- **Written exercise**:
Gather the lines that hold the string "this".

[Code that draws figures]
________________
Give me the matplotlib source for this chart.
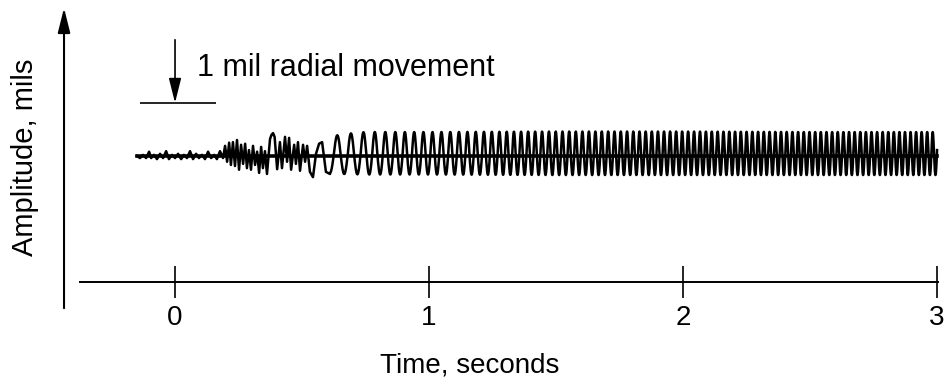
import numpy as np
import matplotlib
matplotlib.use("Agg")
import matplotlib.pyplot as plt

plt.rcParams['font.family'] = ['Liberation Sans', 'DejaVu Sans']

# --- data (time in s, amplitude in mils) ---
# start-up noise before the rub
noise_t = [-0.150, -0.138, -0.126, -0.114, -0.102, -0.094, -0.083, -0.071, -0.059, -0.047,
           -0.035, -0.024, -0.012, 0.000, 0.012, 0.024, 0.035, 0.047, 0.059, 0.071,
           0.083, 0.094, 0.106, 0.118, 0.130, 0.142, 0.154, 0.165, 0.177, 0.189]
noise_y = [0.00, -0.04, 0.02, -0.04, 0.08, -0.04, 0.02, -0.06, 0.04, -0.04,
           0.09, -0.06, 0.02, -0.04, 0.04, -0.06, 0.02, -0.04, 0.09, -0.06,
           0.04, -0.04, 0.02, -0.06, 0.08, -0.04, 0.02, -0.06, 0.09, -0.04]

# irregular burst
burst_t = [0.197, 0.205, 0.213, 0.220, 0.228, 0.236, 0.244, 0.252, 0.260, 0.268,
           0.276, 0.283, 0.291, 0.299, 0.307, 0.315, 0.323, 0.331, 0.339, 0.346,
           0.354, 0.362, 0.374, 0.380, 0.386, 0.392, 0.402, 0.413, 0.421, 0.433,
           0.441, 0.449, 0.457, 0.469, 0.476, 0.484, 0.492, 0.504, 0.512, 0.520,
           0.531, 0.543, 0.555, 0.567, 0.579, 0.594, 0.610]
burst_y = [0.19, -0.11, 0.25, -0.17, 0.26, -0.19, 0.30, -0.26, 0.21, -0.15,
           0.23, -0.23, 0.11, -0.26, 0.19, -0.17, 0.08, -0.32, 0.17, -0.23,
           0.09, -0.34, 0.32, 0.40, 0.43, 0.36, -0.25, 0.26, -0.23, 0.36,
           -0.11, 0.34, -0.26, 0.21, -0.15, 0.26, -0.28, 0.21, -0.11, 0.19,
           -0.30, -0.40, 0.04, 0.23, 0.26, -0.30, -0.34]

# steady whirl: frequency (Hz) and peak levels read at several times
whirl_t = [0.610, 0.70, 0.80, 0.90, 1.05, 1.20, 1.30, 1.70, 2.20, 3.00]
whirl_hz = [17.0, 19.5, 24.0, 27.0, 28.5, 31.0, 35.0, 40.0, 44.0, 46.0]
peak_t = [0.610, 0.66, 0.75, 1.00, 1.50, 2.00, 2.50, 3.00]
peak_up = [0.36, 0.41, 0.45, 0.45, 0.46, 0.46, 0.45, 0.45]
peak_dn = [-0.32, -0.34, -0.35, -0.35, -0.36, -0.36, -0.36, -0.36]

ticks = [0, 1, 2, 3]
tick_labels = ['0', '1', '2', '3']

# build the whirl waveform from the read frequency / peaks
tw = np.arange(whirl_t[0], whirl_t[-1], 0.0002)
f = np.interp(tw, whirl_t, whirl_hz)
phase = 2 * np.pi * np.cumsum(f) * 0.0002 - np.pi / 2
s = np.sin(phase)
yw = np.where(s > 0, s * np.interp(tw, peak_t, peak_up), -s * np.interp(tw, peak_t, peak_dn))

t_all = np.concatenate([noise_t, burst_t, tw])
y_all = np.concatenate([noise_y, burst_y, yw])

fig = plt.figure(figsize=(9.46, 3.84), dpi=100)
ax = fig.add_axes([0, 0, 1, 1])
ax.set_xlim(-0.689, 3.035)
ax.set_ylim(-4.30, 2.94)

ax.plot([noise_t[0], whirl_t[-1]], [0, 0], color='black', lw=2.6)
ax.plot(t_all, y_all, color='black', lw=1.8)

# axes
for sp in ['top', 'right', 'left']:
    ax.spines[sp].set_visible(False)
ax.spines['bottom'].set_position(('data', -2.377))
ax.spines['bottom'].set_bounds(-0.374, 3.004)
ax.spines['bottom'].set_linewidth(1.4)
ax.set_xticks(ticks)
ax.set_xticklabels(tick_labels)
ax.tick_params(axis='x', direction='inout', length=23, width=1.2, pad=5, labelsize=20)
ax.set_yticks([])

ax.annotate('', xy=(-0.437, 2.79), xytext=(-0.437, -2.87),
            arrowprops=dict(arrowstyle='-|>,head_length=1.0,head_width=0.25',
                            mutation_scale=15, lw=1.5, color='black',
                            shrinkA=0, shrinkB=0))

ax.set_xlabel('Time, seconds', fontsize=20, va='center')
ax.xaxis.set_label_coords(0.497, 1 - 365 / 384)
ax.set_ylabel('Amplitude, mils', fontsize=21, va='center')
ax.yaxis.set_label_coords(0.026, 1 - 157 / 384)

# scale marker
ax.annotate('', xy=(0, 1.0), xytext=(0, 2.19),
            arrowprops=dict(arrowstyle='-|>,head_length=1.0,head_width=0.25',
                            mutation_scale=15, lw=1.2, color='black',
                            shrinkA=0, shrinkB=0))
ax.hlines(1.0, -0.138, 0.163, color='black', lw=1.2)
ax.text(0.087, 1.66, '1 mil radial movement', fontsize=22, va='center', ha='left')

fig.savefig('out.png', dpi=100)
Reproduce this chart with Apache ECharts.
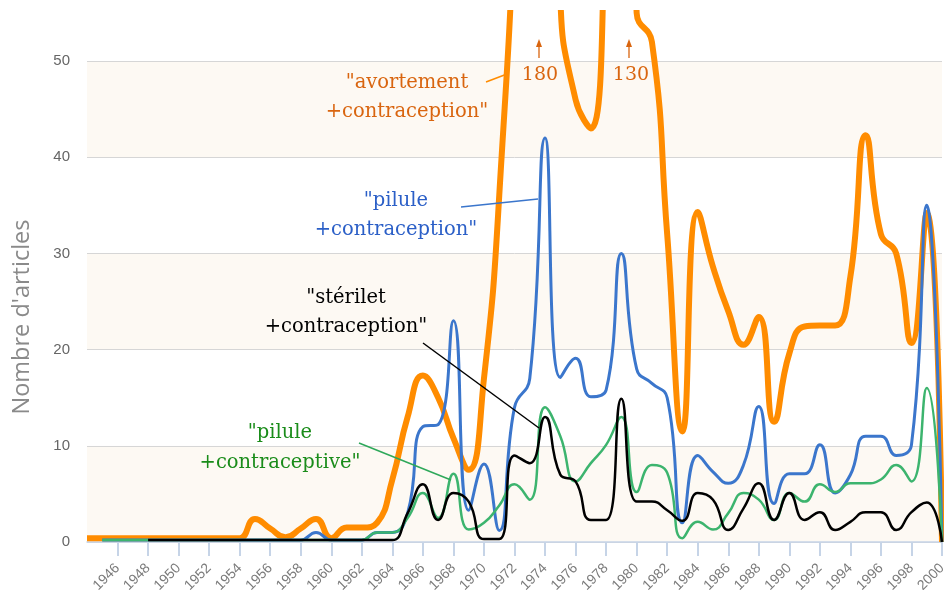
________________
- **Task response**:
Give me the matplotlib source for this chart.
Reproduce this chart with Apache ECharts.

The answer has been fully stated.